Its relevance to the content of a site, product, or industry. Also, its complementarity with the Design System (if the organization has one).

While low-fidelity models are created at an early stage of work, high-fidelity models are presented at a very advanced stage, prior to coding.

With their help, it is possible to conduct user testing and collect much more valuable feedback.

Wireframing – preparatory stage

Although wireframes give the impression of being created “on the fly,” their preparation must be preceded by an analysis of the brief and expectations.

Comprehensive functional guidelines for information architecture, interface type, and navigation path allow you to rank individual elements.

Determine their role, function, and importance in the structure of the entire website or web application.

By planning how they work and where they are located (e.g., home page, sub-pages), you will also be able to significantly speed up and rationalize the design and programming work.

Wireframes – Information Architecture

Wireframes' biggest advantage is its ability to improve information architecture, the importance of which increases with the size and complexity of the project.

Information architecture design is time-consuming. Mistakes made during the conceptual phase most often generate high costs (related to their repair) in later stages of the work, which is why it is so important to avoid them.

Planning information architecture requires thoughtful consideration of how content is presented so that its substance and placement best serve accessibility and unambiguity.

Wireframe also allows you to design doable actions and assess the level of clarity of the digital product structure.

Did You Know...

We can use this method to determine possible paths and methods of navigation. By considering the interface (option and selection buttons, types of menus, etc.) in the wireframe, we can think about the usability of the website from the very beginning of its development.

What are the advantages of UX Wireframe?

The preparation of wireframes allows you to estimate and plan:

  • time of project execution
  • cost
  • iterations (cyclically repeated revisions of the project).

Wireframe, prototype, and UX mockups of a website or application should be considered an important part of the documentation and organization of work.

The widespread use of wireframes (regardless of the project size) is due to its many advantages.

This simple tool allows you to:

  • document ideas, variants, versions
  • visualize structure
  • test usability
  • collect feedback – customer, project team, and users feedback
  • test crucial design assumptions (business and functional)
  • organize information about spacing, functions, and tools
  • choose the best way to present different types of information
  • catch design errors
  • test and compare solutions that are typical, standard, and ones that deviate from the habits and expectations of users
  • simulate paths and flow
  • communicate (inside and outside) concepts, ideas, and solutions.

How to make a mockup?
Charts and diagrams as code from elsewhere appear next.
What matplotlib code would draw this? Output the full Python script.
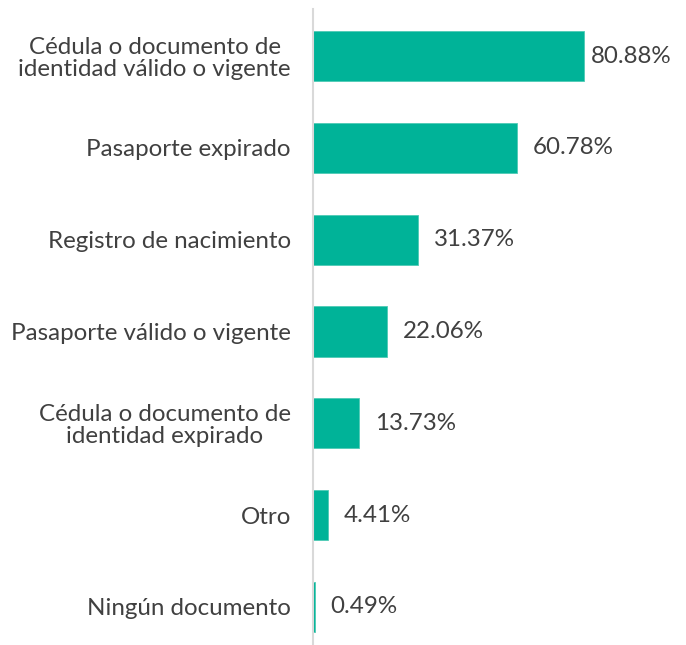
import matplotlib
matplotlib.use("Agg")
import matplotlib.pyplot as plt

# datos del grafico
categorias = [
    "Cédula o documento de\nidentidad válido o vigente",
    "Pasaporte expirado",
    "Registro de nacimiento",
    "Pasaporte válido o vigente",
    "Cédula o documento de\nidentidad expirado",
    "Otro",
    "Ningún documento",
]
porcentajes = [80.88, 60.78, 31.37, 22.06, 13.73, 4.41, 0.49]
etiquetas = [f"{v:.2f}%" for v in porcentajes]

plt.rcParams['font.family'] = ['Lato', 'DejaVu Sans']
color_barra = "#00B398"
color_texto = "#404040"
tam = 17.4

fig = plt.figure(figsize=(6.86, 6.45), dpi=100)
ax = fig.add_axes([313 / 686, 0, 1 - 313 / 686, 636 / 645])

y = list(range(len(categorias)))
ax.barh(y, porcentajes, height=0.545, color=color_barra,
        edgecolor="#4fcab5", linewidth=0.6)
ax.set_xlim(0, 373 / 3.35)
ax.set_ylim(6.414, -0.512)

ax.set_yticks(y)
ax.set_yticklabels(categorias, fontsize=tam, color=color_texto, linespacing=1.05)
ax.tick_params(axis='y', length=0, pad=16)
ax.set_xticks([])
for s in ['top', 'right', 'bottom']:
    ax.spines[s].set_visible(False)
ax.spines['left'].set_color("#d9d9d9")
ax.spines['left'].set_linewidth(1.5)
for lbl in ax.get_yticklabels():
    lbl.set_horizontalalignment('right')
    lbl.set_multialignment('center')

# etiquetas de valor; si no caben, se acercan a la barra
fig.canvas.draw()
renderer = fig.canvas.get_renderer()
borde = 671
for i, (v, t) in enumerate(zip(porcentajes, etiquetas)):
    txt = ax.annotate(t, (v, i), xytext=(11.5, 0), textcoords='offset points',
                      va='center', ha='left', fontsize=tam, color=color_texto)
    bb = txt.get_window_extent(renderer)
    if bb.x1 > borde:
        txt.set_position((11.5 - (bb.x1 - borde) * 72 / 100, 0))

fig.savefig("out.png", dpi=100)
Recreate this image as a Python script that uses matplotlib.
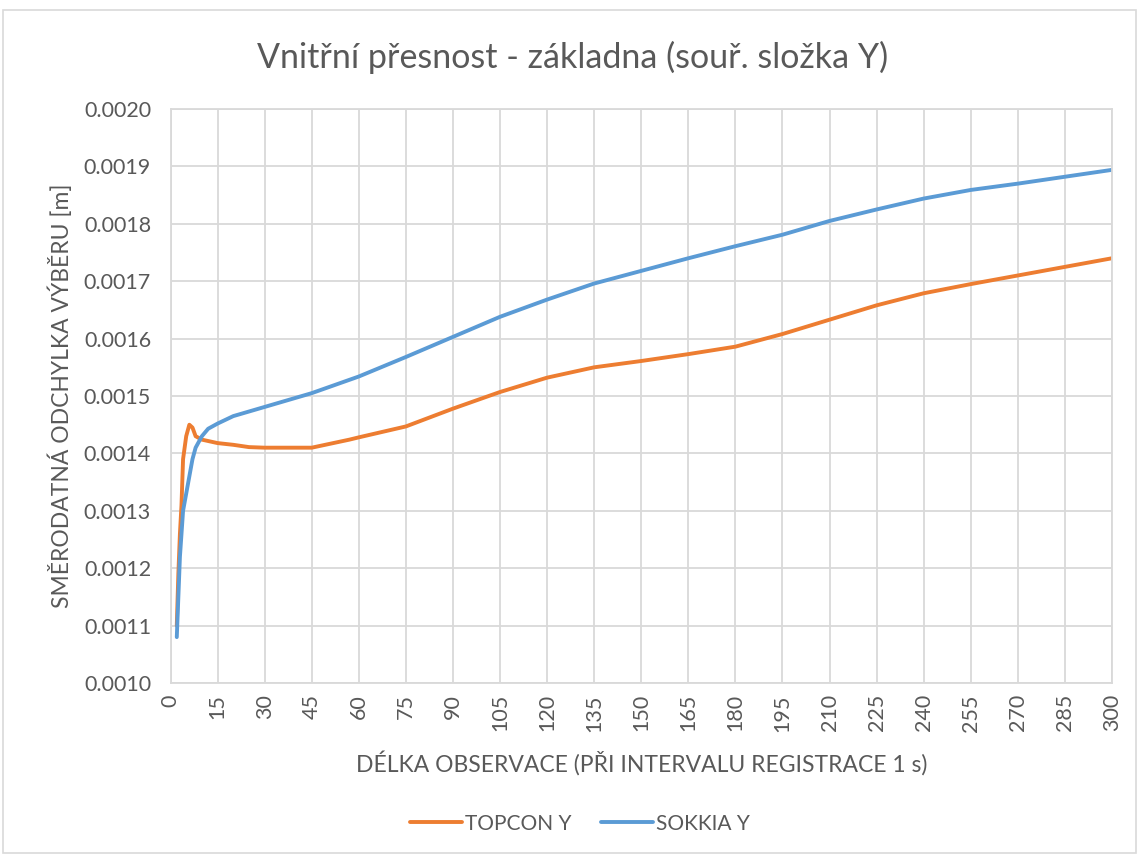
import matplotlib.pyplot as plt
from matplotlib.patches import Rectangle
import numpy as np

# values
topcon_x = [2, 2.5, 3, 3.5, 4, 5, 6, 7, 8, 10, 15, 20, 25, 30, 45, 57, 60, 75, 90, 105,
            120, 135, 150, 165, 180, 195, 210, 225, 240, 255, 270, 285, 300]
topcon_y = [0.00110, 0.00119, 0.00126, 0.00131, 0.00139, 0.00143, 0.00145, 0.001445,
            0.00143, 0.001424, 0.001418, 0.001415, 0.001411, 0.00141, 0.00141, 0.001424,
            0.001428, 0.001447, 0.001478, 0.001507, 0.001532, 0.00155, 0.001561, 0.001573,
            0.001586, 0.001608, 0.001633, 0.001658, 0.001679, 0.001695, 0.00171, 0.001725,
            0.00174]

sokkia_x = [2, 3, 4, 5, 6, 7, 8, 9, 10, 12, 15, 20, 30, 45, 60, 75, 90, 105, 120, 135,
            150, 165, 180, 195, 210, 225, 240, 255, 270, 285, 300]
sokkia_y = [0.00108, 0.00122, 0.00130, 0.00133, 0.00136, 0.00139, 0.00141, 0.00142,
            0.00143, 0.001443, 0.001452, 0.001465, 0.001481, 0.001505, 0.001534, 0.001568,
            0.001603, 0.001638, 0.001668, 0.001696, 0.001718, 0.00174, 0.001761, 0.001781,
            0.001805, 0.001825, 0.001844, 0.001859, 0.00187, 0.001882, 0.001894]

x_ticks = np.arange(0, 301, 15)
y_ticks = np.arange(0.0010, 0.00201, 0.0001)

txt = '#595959'
grid = '#d9d9d9'
plt.rcParams['font.family'] = ['Lato', 'DejaVu Sans']

fig = plt.figure(figsize=(11.39, 8.57), dpi=100)
fig.patches.append(Rectangle((0.003, 0.005), 0.994, 0.983, transform=fig.transFigure,
                             fill=False, edgecolor=grid, linewidth=1.2))
ax = fig.add_axes([0.1497, 0.203, 0.8266, 0.6698])

ax.plot(topcon_x, topcon_y, color='#ED7D31', linewidth=2.8, label='TOPCON Y',
        solid_capstyle='round')
ax.plot(sokkia_x, sokkia_y, color='#5B9BD5', linewidth=2.8, label='SOKKIA Y',
        solid_capstyle='round')

ax.set_xlim(0, 300)
ax.set_ylim(0.0010, 0.0020)
ax.set_xticks(x_ticks)
ax.set_yticks(y_ticks)
ax.set_yticklabels(['%.4f' % v for v in y_ticks])
ax.tick_params(axis='x', labelrotation=90, length=0, labelsize=15.5, colors=txt, pad=8)
ax.tick_params(axis='y', length=0, labelsize=15.5, colors=txt, pad=14)
ax.grid(True, color=grid, linewidth=1.3)
ax.set_axisbelow(True)
for s in ax.spines.values():
    s.set_color(grid)
    s.set_linewidth(1.3)

fig.text(0.503, 0.933, 'Vnitřní přesnost - základna (souř. složka Y)', fontsize=24.5,
         color=txt, ha='center', va='center')
ax.set_xlabel('DÉLKA OBSERVACE (PŘI INTERVALU REGISTRACE 1 s)', fontsize=16.5, color=txt,
              labelpad=14)
ax.set_ylabel('SMĚRODATNÁ ODCHYLKA VÝBĚRU [m]', fontsize=16.5, color=txt, labelpad=8)

leg = fig.legend(loc='center', bbox_to_anchor=(0.509, 0.039), ncol=2, frameon=False,
                 fontsize=15, handlelength=2.5, handletextpad=0.15, columnspacing=1.4)
for t in leg.get_texts():
    t.set_color(txt)

fig.savefig('out.png', dpi=100)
UX Wireframe Design

The creation of a digital product wireframe model should be preceded by an understanding of the client's business needs and the needs of the target users.
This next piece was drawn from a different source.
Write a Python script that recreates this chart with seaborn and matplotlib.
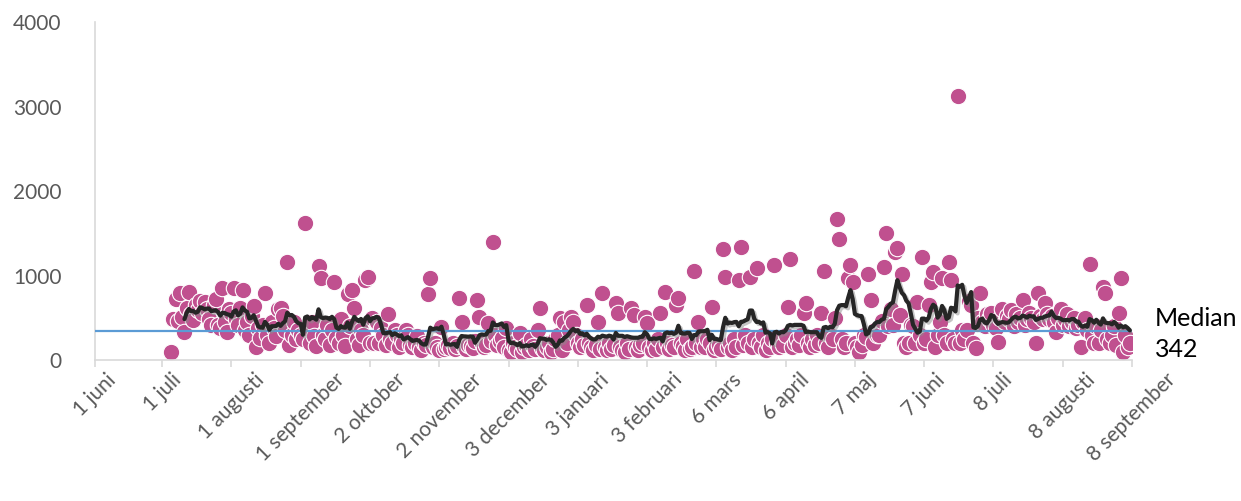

The future website or application should be a product of these two expectations.

Thanks to the simplified form and focus on the “mechanics” of the tool, we can see how quickly and how effectively the customer and user will be able to achieve their objectives.

We can see the product's potential in its most obvious, crucial layer – usability.

Did You Know...

The product skeletons should be as simple as possible while being as communicative as possible. Their visual embellishment is unnecessary, but it should not be at the expense of the legibility of the drawing. Wireframe (website mockup) is used to convey general ideas, not details.

If the concepts are not understood immediately, in an obvious way, it usually means that they were poorly presented on a piece of paper.

For the record, concepts (e.g., website mockup) can be good or bad, but they cannot be incomprehensible.

Especially since the ease and speed of creating a Wireframe give the opportunity to multiply ideas, and to confront different solutions with the expectations of stakeholders.